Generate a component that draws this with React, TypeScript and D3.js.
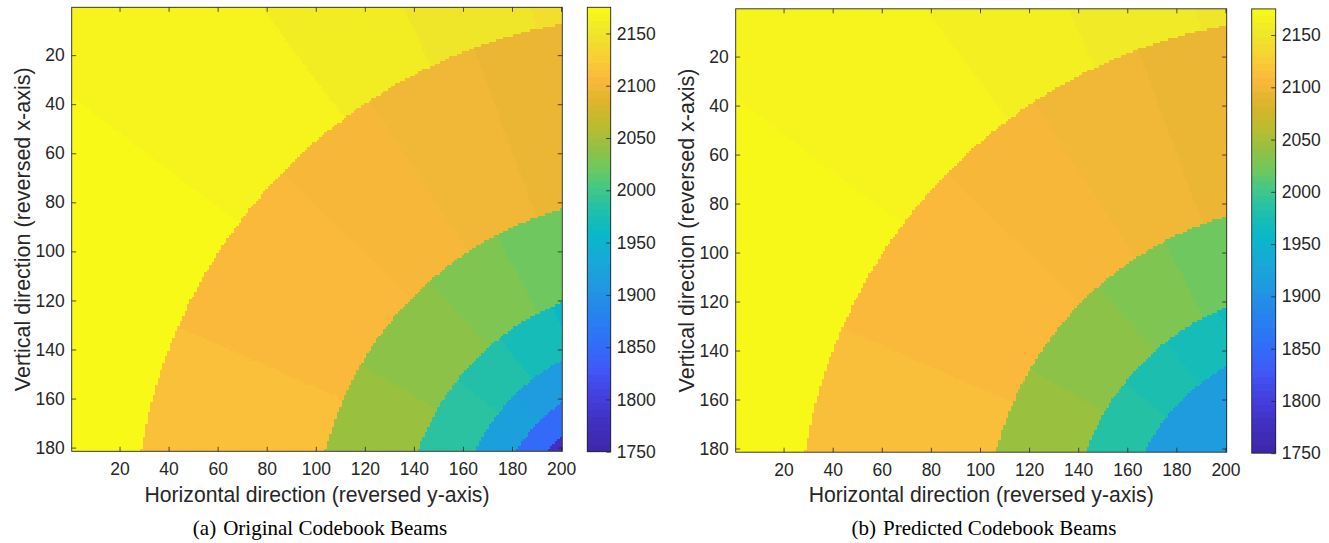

◆ ◆ ◆ ◆ ◆ ◆ ◆

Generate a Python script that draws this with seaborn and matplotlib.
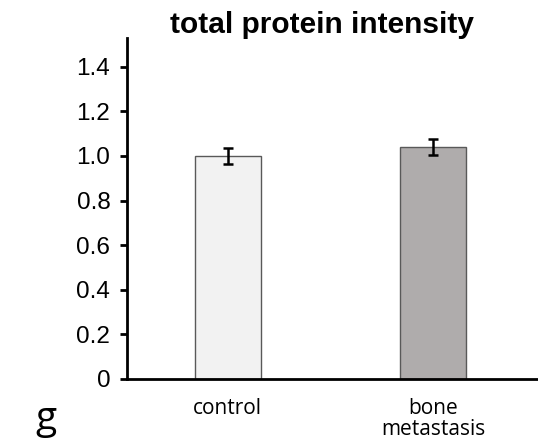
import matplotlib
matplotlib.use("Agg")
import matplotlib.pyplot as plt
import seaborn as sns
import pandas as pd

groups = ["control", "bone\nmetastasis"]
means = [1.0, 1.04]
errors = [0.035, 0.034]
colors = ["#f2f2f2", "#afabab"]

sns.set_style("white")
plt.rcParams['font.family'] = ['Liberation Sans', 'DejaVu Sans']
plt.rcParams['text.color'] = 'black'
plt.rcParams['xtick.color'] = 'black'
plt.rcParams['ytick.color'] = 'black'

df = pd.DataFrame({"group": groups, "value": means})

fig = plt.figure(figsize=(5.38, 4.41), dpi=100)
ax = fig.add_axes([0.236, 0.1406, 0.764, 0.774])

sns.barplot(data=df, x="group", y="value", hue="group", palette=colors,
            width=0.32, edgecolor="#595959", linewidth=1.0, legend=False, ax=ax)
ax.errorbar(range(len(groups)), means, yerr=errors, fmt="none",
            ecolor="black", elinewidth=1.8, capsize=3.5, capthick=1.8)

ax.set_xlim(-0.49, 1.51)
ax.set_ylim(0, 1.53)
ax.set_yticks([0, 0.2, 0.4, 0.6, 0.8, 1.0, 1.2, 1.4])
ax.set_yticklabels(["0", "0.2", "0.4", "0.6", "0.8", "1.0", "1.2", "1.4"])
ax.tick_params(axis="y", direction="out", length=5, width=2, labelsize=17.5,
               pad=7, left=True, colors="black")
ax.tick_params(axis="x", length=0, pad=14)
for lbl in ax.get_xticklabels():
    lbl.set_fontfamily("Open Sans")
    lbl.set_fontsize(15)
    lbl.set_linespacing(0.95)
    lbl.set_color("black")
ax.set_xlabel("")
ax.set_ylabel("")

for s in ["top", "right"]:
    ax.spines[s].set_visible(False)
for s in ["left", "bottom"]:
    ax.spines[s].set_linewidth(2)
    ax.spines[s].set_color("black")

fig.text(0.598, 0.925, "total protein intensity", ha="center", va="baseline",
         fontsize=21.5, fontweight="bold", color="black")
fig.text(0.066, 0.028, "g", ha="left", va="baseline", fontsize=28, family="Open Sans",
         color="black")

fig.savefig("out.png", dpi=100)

◆ ◆ ◆ ◆ ◆ ◆ ◆

▸ Task to carry out
Look above for the line with "Generate a Python" and the line with "elinewidth=1.8, capsize=3.5, capthick=1.8)"; set down those two lines and all lines between them exactly, without pictures and without anything else.

▸ Problem solution
Generate a Python script that draws this with seaborn and matplotlib.
import matplotlib
matplotlib.use("Agg")
import matplotlib.pyplot as plt
import seaborn as sns
import pandas as pd

groups = ["control", "bone\nmetastasis"]
means = [1.0, 1.04]
errors = [0.035, 0.034]
colors = ["#f2f2f2", "#afabab"]

sns.set_style("white")
plt.rcParams['font.family'] = ['Liberation Sans', 'DejaVu Sans']
plt.rcParams['text.color'] = 'black'
plt.rcParams['xtick.color'] = 'black'
plt.rcParams['ytick.color'] = 'black'

df = pd.DataFrame({"group": groups, "value": means})

fig = plt.figure(figsize=(5.38, 4.41), dpi=100)
ax = fig.add_axes([0.236, 0.1406, 0.764, 0.774])

sns.barplot(data=df, x="group", y="value", hue="group", palette=colors,
            width=0.32, edgecolor="#595959", linewidth=1.0, legend=False, ax=ax)
ax.errorbar(range(len(groups)), means, yerr=errors, fmt="none",
            ecolor="black", elinewidth=1.8, capsize=3.5, capthick=1.8)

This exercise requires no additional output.